Wednesday, January 9, 2008

PARIS (Agence France-Presse) - Simone de Beauvoir was an iconic figurehead of the 20th-century struggle for women’s liberation, but as France today marks the centenary of her birth, critics are taking a cold, hard look at her life and legacy.

Miss de Beauvoir’s groundbreaking 1949 work on the female condition, “The Second Sex,” her defiance of social taboos, and the legendary “open” relationship she formed with her lifelong companion, the existentialist philosopher Jean-Paul Sartre, propelled her to near-mythical status in France and abroad.

Together with Mr. Sartre, the elegant Miss de Beauvoir, her dark hair twisted back under an eternal turban, came to epitomize the Paris Latin Quarter’s free-thinking, free-loving postwar generation.

As a sign of her enduring influence, half a dozen books and a tribute DVD series are being released in France this week, almost 22 years after her death, while dozens of scholars are gathering in Paris for a three-day symposium on her life and work.

“If we’re celebrating Simone de Beauvoir, it’s because she had the enormous courage to live in a free, open relationship in 1929, to talk about the female condition in ways that had never been done before,” says U.S. scholar Hazel Rowley, author of a study of the Beauvoir-Sartre relationship.

“She received an avalanche of hate mail for talking about the double standards involved in aging, about women’s bodies, lesbianism, abortion” in a rich body of novels, philosophical essays and memoirs.

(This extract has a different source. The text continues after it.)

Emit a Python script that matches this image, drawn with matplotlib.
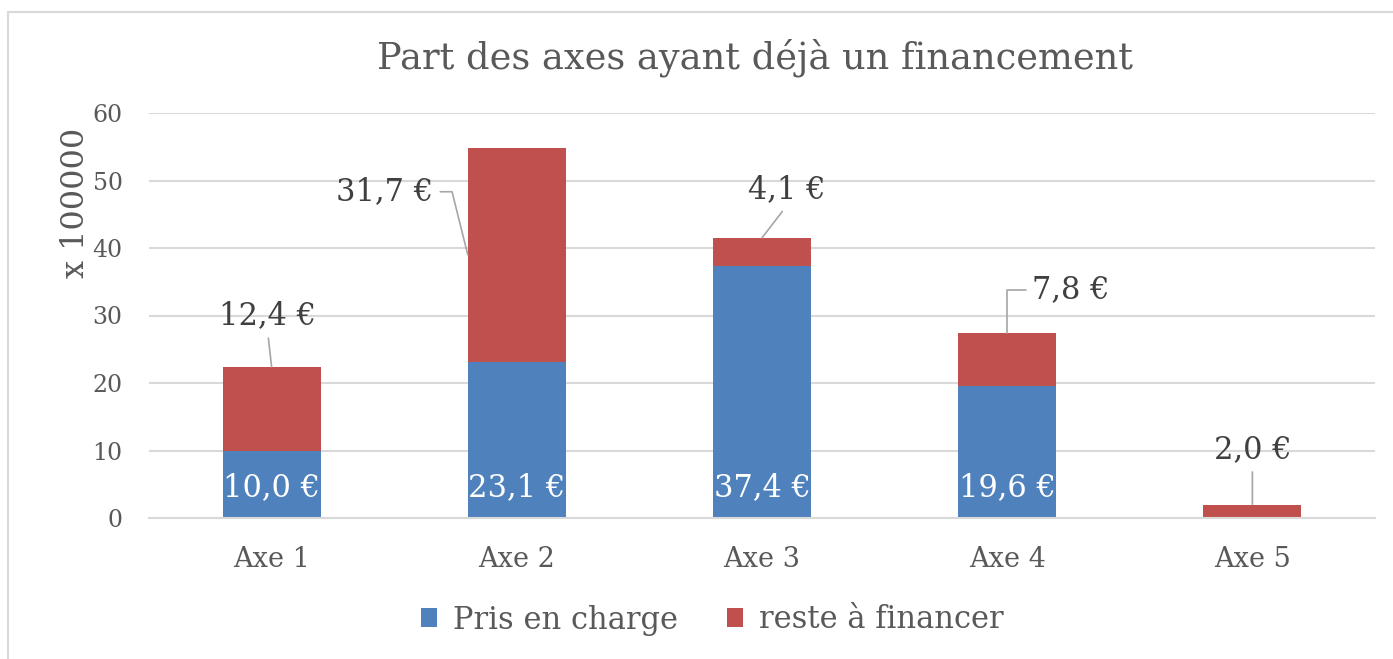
import matplotlib.pyplot as plt
from matplotlib.patches import Rectangle

plt.switch_backend('Agg')
plt.rcParams['font.family'] = ['DejaVu Serif']

# Data (values in units of 100000 €)
axes_names = ['Axe 1', 'Axe 2', 'Axe 3', 'Axe 4', 'Axe 5']
pris_en_charge = [10.0, 23.1, 37.4, 19.6, 0.0]
reste_a_financer = [12.4, 31.7, 4.1, 7.8, 2.0]
yticks = [0, 10, 20, 30, 40, 50, 60]

blue = '#4F81BD'
red = '#C0504D'
grid_col = '#D9D9D9'
txt_col = '#595959'
lab_col = '#404040'

W, H = 1393, 659
fig = plt.figure(figsize=(W / 100, H / 100), dpi=100)
ax = fig.add_axes([149 / W, (H - 518) / H, (1375 - 149) / W, (518 - 113) / H])

x = list(range(len(axes_names)))
width = 0.4
bars_b = ax.bar(x, pris_en_charge, width, color=blue, label='Pris en charge', zorder=2)
bars_r = ax.bar(x, reste_a_financer, width, bottom=pris_en_charge, color=red,
                label='reste à financer', zorder=2)

ax.set_xlim(-0.5, len(x) - 0.5)
ax.set_ylim(0, 60)
ax.set_yticks(yticks)
ax.set_xticks(x)
ax.set_xticklabels(axes_names)
ax.yaxis.grid(True, color=grid_col, linewidth=1.5, zorder=0)
ax.tick_params(axis='y', length=0, pad=19, labelsize=17, labelcolor=txt_col)
ax.tick_params(axis='x', length=0, pad=20, labelsize=19.5, labelcolor=txt_col)
for s in ['top', 'right', 'left']:
    ax.spines[s].set_visible(False)
ax.spines['bottom'].set_color(grid_col)
ax.spines['bottom'].set_linewidth(1.5)


def fmt(v):
    return f'{v:.1f}'.replace('.', ',') + ' €'


# white labels at the base of the blue bars, clipped to the bar
for i, (v, b) in enumerate(zip(pris_en_charge, bars_b)):
    if v <= 0:
        continue
    t = ax.annotate(fmt(v), xy=(i, 0), xytext=(0, 30), textcoords='offset pixels',
                    ha='center', va='center', fontsize=22, color='white', zorder=3)
    t.set_clip_path(b)

# red labels with leader lines: (anchor x shift, anchor y, text offset px, relpos, connection)
lead = dict(color='#A6A6A6', lw=1.2, arrowstyle='-', shrinkA=3, shrinkB=0)
tops = [p + r for p, r in zip(pris_en_charge, reste_a_financer)]
label_setup = [
    (0.0, tops[0], (-4, 51), (0.5, 0.0), 'arc3'),
    (-width / 2, 39.0, (-83, 63), (1.0, 0.5), 'angle,angleA=0,angleB=104,rad=0'),
    (0.0, tops[2], (25, 48), (0.5, 0.0), 'arc3'),
    (0.0, tops[3], (64, 43), (0.0, 0.5), 'angle,angleA=0,angleB=90,rad=0'),
    (0.0, tops[4], (0, 55), (0.5, 0.0), 'arc3'),
]
for i, v in enumerate(reste_a_financer):
    dx, ay, off, rp, cs = label_setup[i]
    ap = dict(lead, relpos=rp, connectionstyle=cs)
    ax.annotate(fmt(v), xy=(i + dx, ay), xytext=off, textcoords='offset pixels',
                ha='center', va='center', fontsize=22, color=lab_col,
                arrowprops=ap, zorder=3)

fig.text(755 / W, 1 - 58 / H, 'Part des axes ayant déjà un financement',
         ha='center', va='center', fontsize=26.5, color=txt_col)
fig.text(76 / W, 1 - 203 / H, 'x 100000', rotation=90, ha='center', va='center',
         fontsize=23, color=txt_col)

leg = fig.legend(handles=[bars_b, bars_r], loc='center', bbox_to_anchor=(712 / W, 1 - 620 / H),
                 ncol=2, frameon=False, fontsize=22, handlelength=0.55, handleheight=0.55,
                 handletextpad=0.5, columnspacing=1.6, labelcolor=txt_col)

# outer chart border
fig.patches.append(Rectangle((8 / W, -0.1), 1.2, 1 - 12 / H + 0.1, transform=fig.transFigure,
                             fill=False, edgecolor='#D9D9D9', linewidth=1.5))

fig.savefig('out.png', dpi=100, facecolor='white')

For Daniele Sallenave, author of a new Beauvoir biography, “she showed that women are free to choose their destiny, as much as men, and don’t have to obey what is supposedly dictated to them by nature and convention.”

However, as scholars, including Miss Rowley and Miss Sallenave, have pieced together decades of correspondence between Mr. Sartre and Miss de Beauvoir, published after their deaths in 1981 and 1986, respectively, the myth of a couple guided by candor and noble ideals of equality has been eroded, revealing a darker underbelly.

“Did they lie to us? The answer is yes,” the right-wing French magazine Le Point said this week, while L’Express headlined: “What we don’t dare to see in Beauvoir” and the Nouvel Observateur ran a front-page picture of a nude Miss de Beauvoir under the headline “Scandalous Simone de Beauvoir.”

The controversy centers on a pact the couple famously sealed in 1929 — the basis of their half-century relationship — that left each free to pursue other love affairs, so long as it was in full transparency.

As well as Miss de Beauvoir’s well-known affairs, including liaisons with the Hungarian writer Arthur Koestler and U.S. writer Nelson Algren, her letters reveal she seduced a string of her young female philosophy students before introducing them to Mr. Sartre.

Both she and Mr. Sartre discuss these young female conquests in cold, detached terms in their letters, which suggest they frequently lied to the women and harshly dismissed them when no longer required.

Through Miss Sallenave’s reading of the letters, Le Point says, “we discover a Sartre who is sexually cold, macho, authoritarian and jealous,” while Miss de Beauvoir is depicted as cruel, calculating and manipulative toward her lovers.

It also has emerged that Miss de Beauvoir lied about having lesbian affairs, denying right up until her death that she had had relationships with other women.

How, critics ask, can we square such behavior with her status as feminist icon?

Other recent works have accused her of complacency toward the wartime Nazi occupation — she briefly was in charge of a cultural show on Radio Vichy — and faulted both her and Mr. Sartre for failing to denounce the crimes of Stalinism in later years.

However, both Miss Rowley and Miss Sallenave claim their scholarship has been twisted by hostile critics seeking to “slur” the couple, and they are heading to the Paris symposium this week determined to set the record straight.

“It’s too easy to turn them into warped sexual harassers,” to portray Miss de Beauvoir as “a liar, a procurer for Sartre,” Miss Rowley stated heatedly.

Although she said she had been “disconcerted and a bit disappointed” by the letters’ contents, Miss Rowley said it would be a mistake to “reduce their lives, their great lives, to a few lies they told a few young women.”

“That is to forget the good things, that they were experimental, adventurous, courageous, amazingly generous toward their friends; they were full of passion, full of life, of humor and adventure.”